_EXERCISE_
Without any pictures, restate the lines from the one containing "Write a web" to the one containing "const yTicks = [0.0, 0.2, 0.4, 0.6, 0.8, 1.0];", word for word, ends included.

▼

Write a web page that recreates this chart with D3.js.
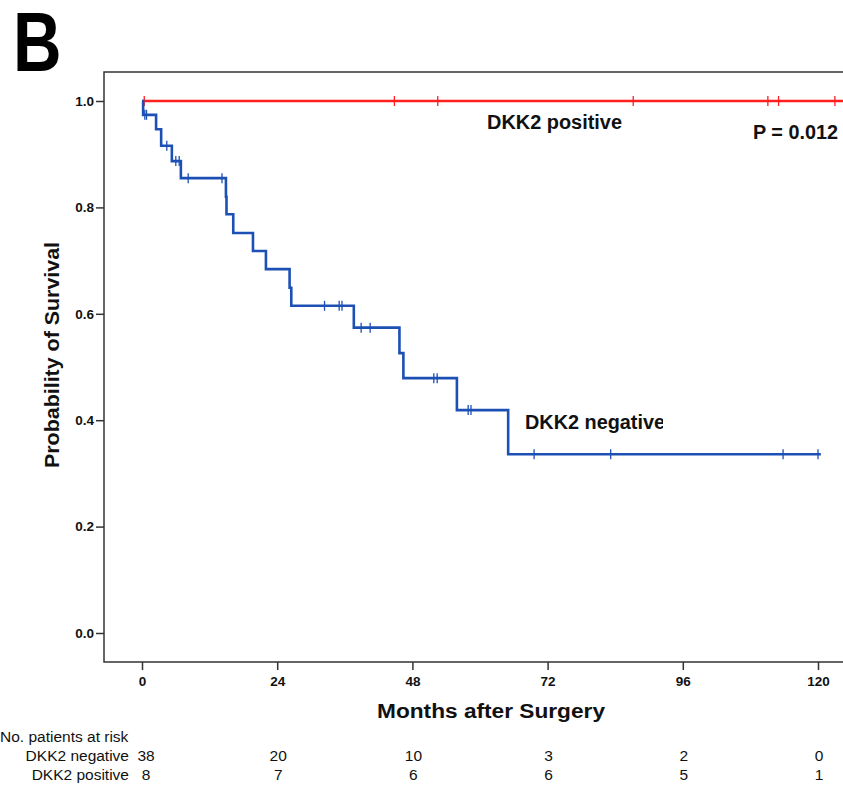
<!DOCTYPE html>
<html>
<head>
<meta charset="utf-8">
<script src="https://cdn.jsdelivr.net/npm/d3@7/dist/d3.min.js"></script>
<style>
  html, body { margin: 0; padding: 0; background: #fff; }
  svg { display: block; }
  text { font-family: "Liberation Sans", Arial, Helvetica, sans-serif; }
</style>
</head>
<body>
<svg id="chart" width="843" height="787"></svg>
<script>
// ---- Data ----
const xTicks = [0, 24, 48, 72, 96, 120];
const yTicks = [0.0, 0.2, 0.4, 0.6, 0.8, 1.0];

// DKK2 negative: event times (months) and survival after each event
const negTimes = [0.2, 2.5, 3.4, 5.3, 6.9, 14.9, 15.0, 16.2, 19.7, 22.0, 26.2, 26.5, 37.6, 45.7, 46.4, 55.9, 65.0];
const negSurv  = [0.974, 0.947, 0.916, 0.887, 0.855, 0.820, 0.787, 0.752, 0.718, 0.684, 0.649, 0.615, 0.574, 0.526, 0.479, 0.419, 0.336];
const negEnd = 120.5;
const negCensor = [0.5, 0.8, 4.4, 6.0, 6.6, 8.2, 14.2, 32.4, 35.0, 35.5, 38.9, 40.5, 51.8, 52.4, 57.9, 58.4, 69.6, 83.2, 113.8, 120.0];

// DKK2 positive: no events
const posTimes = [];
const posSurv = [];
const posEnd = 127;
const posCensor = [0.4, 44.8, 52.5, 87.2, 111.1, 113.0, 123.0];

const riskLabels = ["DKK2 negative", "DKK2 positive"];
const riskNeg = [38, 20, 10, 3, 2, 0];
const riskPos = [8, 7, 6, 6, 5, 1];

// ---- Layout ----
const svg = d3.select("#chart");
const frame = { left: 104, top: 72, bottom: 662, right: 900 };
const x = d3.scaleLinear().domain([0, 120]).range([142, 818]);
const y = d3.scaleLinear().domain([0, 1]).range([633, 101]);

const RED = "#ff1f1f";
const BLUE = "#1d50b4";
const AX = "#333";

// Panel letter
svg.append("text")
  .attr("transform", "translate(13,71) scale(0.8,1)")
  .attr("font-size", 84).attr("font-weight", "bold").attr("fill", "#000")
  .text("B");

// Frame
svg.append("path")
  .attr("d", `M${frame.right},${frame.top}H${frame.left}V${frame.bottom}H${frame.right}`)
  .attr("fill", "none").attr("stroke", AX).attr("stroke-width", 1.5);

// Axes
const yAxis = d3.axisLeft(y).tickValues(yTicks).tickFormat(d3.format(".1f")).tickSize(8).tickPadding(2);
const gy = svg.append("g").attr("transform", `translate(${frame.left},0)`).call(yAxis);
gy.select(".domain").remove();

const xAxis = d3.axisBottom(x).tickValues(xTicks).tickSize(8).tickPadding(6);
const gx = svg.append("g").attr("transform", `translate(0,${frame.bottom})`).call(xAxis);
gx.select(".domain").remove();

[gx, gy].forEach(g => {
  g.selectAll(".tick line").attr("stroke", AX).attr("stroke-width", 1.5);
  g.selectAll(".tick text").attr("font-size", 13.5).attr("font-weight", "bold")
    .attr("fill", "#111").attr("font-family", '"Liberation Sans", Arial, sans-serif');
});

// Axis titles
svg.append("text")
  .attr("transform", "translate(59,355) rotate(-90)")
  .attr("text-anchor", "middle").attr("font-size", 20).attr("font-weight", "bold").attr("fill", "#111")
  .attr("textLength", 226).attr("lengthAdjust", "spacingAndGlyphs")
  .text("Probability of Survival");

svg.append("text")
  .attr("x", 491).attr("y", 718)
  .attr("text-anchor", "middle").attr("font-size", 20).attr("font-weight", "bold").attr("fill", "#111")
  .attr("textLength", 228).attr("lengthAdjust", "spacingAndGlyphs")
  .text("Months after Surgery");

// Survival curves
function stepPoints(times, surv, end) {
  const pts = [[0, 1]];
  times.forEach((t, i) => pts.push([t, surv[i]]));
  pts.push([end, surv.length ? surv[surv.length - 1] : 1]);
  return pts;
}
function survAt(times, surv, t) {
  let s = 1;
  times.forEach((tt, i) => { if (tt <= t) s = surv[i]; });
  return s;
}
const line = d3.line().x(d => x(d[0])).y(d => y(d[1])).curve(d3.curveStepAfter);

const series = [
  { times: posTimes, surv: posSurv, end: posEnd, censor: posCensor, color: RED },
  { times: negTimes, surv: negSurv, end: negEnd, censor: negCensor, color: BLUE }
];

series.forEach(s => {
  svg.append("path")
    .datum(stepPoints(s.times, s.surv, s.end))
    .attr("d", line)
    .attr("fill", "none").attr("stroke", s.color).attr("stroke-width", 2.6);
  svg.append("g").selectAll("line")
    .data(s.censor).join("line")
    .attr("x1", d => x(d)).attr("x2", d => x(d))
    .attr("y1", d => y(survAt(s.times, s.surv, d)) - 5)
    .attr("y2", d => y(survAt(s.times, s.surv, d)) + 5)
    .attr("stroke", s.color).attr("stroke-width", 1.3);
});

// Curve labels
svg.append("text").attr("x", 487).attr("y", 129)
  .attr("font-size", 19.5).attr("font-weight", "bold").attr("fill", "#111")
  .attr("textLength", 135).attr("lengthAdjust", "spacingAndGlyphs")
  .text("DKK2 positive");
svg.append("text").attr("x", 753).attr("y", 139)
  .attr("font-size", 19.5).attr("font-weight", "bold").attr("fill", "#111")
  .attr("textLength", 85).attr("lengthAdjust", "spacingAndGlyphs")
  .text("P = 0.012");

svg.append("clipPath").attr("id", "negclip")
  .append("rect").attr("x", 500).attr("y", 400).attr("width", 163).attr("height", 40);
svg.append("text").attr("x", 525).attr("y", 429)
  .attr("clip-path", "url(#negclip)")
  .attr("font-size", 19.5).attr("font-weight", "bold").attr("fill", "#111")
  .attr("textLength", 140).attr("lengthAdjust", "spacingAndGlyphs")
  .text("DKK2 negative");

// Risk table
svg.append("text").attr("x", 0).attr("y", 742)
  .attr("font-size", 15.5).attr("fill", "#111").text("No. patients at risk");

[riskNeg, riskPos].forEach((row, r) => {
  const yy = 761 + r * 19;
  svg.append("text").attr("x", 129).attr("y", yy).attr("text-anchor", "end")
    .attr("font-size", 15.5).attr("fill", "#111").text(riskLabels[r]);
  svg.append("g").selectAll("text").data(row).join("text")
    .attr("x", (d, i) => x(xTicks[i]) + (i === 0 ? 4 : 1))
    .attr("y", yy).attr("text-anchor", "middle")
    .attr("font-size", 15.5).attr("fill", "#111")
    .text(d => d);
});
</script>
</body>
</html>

▲
▼

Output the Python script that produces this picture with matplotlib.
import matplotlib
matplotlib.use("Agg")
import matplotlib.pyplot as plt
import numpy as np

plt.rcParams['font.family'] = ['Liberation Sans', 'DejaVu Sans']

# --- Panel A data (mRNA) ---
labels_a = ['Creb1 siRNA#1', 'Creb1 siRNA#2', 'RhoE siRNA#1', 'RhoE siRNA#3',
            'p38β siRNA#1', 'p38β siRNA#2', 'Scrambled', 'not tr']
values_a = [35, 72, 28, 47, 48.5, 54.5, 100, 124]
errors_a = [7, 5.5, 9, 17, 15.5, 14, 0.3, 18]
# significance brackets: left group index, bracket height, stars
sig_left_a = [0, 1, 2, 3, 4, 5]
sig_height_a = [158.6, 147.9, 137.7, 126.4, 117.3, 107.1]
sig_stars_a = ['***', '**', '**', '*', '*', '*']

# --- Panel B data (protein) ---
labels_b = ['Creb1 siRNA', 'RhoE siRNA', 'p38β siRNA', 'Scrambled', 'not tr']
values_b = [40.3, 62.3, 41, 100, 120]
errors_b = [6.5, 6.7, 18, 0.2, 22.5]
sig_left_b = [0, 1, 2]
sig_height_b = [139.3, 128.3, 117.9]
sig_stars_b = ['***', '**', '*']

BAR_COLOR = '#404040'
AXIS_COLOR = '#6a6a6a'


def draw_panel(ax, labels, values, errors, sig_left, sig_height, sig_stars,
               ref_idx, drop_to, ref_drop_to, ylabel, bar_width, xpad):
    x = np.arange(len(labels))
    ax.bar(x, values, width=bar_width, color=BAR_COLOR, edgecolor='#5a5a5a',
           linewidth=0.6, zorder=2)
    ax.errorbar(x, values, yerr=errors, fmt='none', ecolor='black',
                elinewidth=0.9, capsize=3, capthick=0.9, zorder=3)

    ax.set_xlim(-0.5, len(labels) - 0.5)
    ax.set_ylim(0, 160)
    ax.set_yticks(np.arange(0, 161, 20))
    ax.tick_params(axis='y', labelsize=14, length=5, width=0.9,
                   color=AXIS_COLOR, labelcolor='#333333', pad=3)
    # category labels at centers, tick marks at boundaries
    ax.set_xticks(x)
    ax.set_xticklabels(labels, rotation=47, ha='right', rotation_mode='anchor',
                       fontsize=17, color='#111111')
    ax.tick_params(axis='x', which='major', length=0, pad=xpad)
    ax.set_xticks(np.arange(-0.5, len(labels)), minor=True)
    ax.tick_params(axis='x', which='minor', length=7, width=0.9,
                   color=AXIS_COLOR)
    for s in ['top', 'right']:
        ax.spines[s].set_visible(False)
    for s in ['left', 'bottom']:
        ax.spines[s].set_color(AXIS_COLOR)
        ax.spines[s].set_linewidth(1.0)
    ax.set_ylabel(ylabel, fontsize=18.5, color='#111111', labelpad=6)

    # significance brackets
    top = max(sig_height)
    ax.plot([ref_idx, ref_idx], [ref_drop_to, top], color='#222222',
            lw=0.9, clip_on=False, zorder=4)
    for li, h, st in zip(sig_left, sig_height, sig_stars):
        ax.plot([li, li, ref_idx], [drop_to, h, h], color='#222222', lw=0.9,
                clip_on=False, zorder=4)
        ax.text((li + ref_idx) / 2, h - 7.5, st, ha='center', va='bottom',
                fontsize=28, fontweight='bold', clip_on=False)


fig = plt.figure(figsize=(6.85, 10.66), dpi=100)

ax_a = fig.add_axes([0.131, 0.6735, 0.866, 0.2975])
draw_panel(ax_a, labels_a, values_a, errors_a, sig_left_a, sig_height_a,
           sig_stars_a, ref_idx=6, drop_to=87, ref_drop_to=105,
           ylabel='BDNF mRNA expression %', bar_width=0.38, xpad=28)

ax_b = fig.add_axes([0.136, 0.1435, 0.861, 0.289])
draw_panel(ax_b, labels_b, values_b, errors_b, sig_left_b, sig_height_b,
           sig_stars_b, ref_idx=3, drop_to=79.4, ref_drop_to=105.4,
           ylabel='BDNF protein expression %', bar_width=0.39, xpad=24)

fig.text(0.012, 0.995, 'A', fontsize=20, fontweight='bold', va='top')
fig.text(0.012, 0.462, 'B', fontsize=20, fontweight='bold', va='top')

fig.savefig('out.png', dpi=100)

▲
▼

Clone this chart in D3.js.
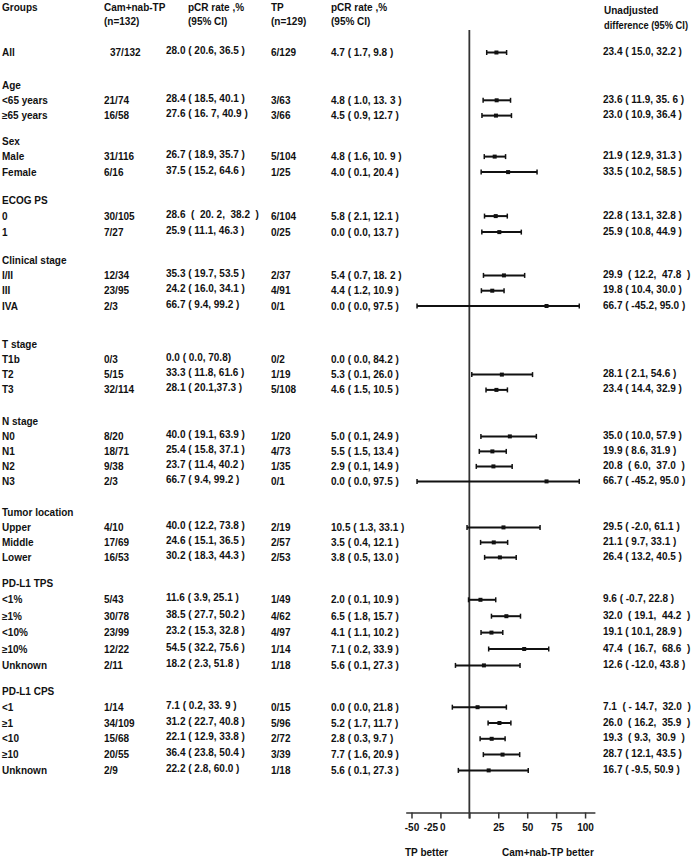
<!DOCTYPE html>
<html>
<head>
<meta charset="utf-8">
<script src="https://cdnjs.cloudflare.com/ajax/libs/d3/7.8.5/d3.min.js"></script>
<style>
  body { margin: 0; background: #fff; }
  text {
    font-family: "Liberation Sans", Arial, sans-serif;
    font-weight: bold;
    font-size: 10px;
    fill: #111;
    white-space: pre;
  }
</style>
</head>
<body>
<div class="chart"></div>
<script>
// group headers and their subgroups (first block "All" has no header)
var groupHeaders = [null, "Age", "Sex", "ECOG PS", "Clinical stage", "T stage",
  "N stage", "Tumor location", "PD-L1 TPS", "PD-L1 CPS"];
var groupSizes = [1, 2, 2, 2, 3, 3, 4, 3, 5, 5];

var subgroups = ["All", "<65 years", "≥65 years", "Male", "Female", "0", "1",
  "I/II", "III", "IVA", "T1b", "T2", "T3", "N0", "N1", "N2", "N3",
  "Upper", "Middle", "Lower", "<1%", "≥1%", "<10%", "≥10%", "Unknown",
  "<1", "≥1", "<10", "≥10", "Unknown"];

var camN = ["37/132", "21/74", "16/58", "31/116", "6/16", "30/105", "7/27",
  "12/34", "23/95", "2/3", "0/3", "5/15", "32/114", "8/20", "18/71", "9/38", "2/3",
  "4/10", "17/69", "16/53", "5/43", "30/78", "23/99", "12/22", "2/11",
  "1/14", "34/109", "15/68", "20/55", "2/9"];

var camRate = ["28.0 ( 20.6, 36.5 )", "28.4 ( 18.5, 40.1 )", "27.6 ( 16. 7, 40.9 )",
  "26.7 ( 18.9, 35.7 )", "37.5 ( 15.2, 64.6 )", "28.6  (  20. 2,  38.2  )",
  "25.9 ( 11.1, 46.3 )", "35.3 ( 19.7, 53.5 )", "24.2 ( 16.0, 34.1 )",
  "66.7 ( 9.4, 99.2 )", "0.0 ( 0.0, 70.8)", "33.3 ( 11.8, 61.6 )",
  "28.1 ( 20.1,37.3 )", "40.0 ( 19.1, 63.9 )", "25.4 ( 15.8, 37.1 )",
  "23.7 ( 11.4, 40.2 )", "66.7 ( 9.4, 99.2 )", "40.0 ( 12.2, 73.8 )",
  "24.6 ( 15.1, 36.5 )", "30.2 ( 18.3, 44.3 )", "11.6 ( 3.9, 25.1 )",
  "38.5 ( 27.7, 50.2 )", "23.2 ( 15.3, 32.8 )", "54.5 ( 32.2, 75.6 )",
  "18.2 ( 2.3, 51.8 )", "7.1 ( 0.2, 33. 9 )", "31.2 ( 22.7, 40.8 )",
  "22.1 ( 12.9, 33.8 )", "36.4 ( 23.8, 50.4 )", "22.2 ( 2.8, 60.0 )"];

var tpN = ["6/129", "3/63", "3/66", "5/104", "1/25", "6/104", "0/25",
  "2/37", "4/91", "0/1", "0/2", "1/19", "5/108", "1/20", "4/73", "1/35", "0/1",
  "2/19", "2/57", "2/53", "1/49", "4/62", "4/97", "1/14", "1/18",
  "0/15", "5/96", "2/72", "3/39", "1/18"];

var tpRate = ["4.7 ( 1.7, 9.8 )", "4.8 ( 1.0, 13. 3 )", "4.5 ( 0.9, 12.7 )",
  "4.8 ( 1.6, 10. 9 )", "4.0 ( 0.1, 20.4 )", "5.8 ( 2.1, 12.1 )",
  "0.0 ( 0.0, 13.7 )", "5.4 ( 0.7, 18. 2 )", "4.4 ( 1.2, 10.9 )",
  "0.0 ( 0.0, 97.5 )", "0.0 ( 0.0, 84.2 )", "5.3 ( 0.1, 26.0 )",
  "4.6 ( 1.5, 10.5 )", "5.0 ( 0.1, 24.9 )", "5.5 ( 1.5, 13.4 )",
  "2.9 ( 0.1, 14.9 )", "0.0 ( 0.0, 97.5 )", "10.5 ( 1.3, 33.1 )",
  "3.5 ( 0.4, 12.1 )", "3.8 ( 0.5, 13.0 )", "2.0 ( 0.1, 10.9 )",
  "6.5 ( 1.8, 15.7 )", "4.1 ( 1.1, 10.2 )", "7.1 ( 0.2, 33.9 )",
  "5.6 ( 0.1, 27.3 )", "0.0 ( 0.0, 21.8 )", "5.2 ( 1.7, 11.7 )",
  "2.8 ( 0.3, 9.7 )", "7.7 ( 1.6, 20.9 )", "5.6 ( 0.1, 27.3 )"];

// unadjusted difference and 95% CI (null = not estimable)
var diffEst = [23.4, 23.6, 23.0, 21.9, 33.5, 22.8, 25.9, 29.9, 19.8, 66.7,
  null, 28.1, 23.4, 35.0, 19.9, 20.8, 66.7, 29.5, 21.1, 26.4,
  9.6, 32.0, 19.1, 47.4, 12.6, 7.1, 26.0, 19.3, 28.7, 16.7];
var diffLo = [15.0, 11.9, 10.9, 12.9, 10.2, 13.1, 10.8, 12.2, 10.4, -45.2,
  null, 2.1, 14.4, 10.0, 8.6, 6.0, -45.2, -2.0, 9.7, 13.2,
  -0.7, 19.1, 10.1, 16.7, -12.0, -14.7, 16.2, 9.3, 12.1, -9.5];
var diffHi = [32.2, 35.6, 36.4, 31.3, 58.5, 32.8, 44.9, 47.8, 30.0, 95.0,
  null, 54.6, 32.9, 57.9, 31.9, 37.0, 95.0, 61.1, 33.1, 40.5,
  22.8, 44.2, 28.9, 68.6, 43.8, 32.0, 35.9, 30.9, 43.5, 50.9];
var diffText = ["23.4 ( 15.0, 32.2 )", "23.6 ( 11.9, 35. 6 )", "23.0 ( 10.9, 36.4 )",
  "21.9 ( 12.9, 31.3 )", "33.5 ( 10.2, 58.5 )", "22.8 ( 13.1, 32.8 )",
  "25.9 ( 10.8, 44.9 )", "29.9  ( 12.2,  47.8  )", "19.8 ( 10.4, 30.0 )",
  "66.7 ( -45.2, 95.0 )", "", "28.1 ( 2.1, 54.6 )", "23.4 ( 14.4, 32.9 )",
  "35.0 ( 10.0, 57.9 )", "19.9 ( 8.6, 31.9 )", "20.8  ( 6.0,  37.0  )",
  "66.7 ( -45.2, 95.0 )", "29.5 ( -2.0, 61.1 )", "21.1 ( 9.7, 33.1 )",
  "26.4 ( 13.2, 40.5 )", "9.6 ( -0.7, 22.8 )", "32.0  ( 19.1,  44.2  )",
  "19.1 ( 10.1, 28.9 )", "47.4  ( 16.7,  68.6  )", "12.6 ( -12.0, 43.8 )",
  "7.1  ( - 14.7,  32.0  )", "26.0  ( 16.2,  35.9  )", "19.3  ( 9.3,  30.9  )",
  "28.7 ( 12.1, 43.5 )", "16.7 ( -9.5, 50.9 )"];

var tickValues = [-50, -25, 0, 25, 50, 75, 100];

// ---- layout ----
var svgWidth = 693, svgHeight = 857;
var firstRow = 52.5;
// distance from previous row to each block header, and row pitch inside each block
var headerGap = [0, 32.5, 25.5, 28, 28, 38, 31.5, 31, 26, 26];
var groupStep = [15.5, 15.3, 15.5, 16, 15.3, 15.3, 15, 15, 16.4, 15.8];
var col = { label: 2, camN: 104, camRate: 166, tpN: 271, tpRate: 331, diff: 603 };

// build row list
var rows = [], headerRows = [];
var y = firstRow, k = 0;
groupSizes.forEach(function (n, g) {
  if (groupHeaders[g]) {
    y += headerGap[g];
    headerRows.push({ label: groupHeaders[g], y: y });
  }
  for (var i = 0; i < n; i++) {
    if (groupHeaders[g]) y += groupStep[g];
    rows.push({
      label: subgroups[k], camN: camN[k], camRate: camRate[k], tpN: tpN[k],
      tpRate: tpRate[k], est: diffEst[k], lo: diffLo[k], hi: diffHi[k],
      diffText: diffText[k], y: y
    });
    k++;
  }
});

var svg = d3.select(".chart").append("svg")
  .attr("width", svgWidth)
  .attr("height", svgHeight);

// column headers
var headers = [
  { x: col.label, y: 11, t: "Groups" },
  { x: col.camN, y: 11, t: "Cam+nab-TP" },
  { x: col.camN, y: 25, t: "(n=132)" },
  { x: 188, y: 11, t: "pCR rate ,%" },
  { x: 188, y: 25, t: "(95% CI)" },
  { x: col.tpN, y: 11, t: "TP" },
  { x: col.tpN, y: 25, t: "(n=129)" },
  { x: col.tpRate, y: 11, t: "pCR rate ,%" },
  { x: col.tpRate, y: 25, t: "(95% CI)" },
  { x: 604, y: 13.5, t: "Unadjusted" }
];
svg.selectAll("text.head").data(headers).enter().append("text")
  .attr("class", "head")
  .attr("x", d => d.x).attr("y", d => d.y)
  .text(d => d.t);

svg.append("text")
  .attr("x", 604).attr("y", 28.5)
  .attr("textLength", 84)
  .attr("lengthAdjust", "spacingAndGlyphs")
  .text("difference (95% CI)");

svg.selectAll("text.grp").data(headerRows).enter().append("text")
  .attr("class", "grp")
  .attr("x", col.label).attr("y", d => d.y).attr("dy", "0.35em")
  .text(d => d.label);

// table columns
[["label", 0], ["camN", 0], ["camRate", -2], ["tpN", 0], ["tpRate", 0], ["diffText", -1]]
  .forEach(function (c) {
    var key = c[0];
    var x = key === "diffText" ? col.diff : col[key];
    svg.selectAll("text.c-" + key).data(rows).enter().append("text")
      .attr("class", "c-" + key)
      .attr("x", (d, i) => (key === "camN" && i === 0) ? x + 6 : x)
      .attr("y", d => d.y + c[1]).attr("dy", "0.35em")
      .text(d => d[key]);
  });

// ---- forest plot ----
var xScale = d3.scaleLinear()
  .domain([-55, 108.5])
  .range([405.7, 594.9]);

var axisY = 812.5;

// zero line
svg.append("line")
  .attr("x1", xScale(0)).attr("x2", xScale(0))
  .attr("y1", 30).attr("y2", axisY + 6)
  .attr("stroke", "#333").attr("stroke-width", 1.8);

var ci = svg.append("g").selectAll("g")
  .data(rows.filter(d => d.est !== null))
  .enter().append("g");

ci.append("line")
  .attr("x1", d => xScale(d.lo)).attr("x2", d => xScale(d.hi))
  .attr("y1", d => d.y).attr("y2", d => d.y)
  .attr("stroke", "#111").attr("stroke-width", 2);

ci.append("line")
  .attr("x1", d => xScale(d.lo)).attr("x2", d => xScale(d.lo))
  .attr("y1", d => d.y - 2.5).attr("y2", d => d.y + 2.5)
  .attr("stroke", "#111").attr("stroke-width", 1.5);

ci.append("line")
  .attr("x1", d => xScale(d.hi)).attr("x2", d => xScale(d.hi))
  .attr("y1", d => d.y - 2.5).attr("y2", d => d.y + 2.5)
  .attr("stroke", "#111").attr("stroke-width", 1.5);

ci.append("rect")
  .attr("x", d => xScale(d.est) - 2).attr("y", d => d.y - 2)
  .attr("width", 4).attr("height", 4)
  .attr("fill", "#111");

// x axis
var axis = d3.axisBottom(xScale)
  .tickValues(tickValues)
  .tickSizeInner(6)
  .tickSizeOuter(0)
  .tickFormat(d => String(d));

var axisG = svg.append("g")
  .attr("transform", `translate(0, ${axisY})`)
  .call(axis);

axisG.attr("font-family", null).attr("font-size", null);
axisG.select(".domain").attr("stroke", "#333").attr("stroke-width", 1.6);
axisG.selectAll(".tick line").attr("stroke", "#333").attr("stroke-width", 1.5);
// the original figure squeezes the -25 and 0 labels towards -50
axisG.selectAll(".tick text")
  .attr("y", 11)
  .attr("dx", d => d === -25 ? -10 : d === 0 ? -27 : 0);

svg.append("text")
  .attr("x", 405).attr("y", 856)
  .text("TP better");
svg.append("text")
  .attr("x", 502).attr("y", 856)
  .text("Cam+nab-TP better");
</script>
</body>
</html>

▲

_THE RESPONSE_
Write a web page that recreates this chart with D3.js.
<!DOCTYPE html>
<html>
<head>
<meta charset="utf-8">
<script src="https://cdn.jsdelivr.net/npm/d3@7/dist/d3.min.js"></script>
<style>
  html, body { margin: 0; padding: 0; background: #fff; }
  svg { display: block; }
  text { font-family: "Liberation Sans", Arial, Helvetica, sans-serif; }
</style>
</head>
<body>
<svg id="chart" width="843" height="787"></svg>
<script>
// ---- Data ----
const xTicks = [0, 24, 48, 72, 96, 120];
const yTicks = [0.0, 0.2, 0.4, 0.6, 0.8, 1.0];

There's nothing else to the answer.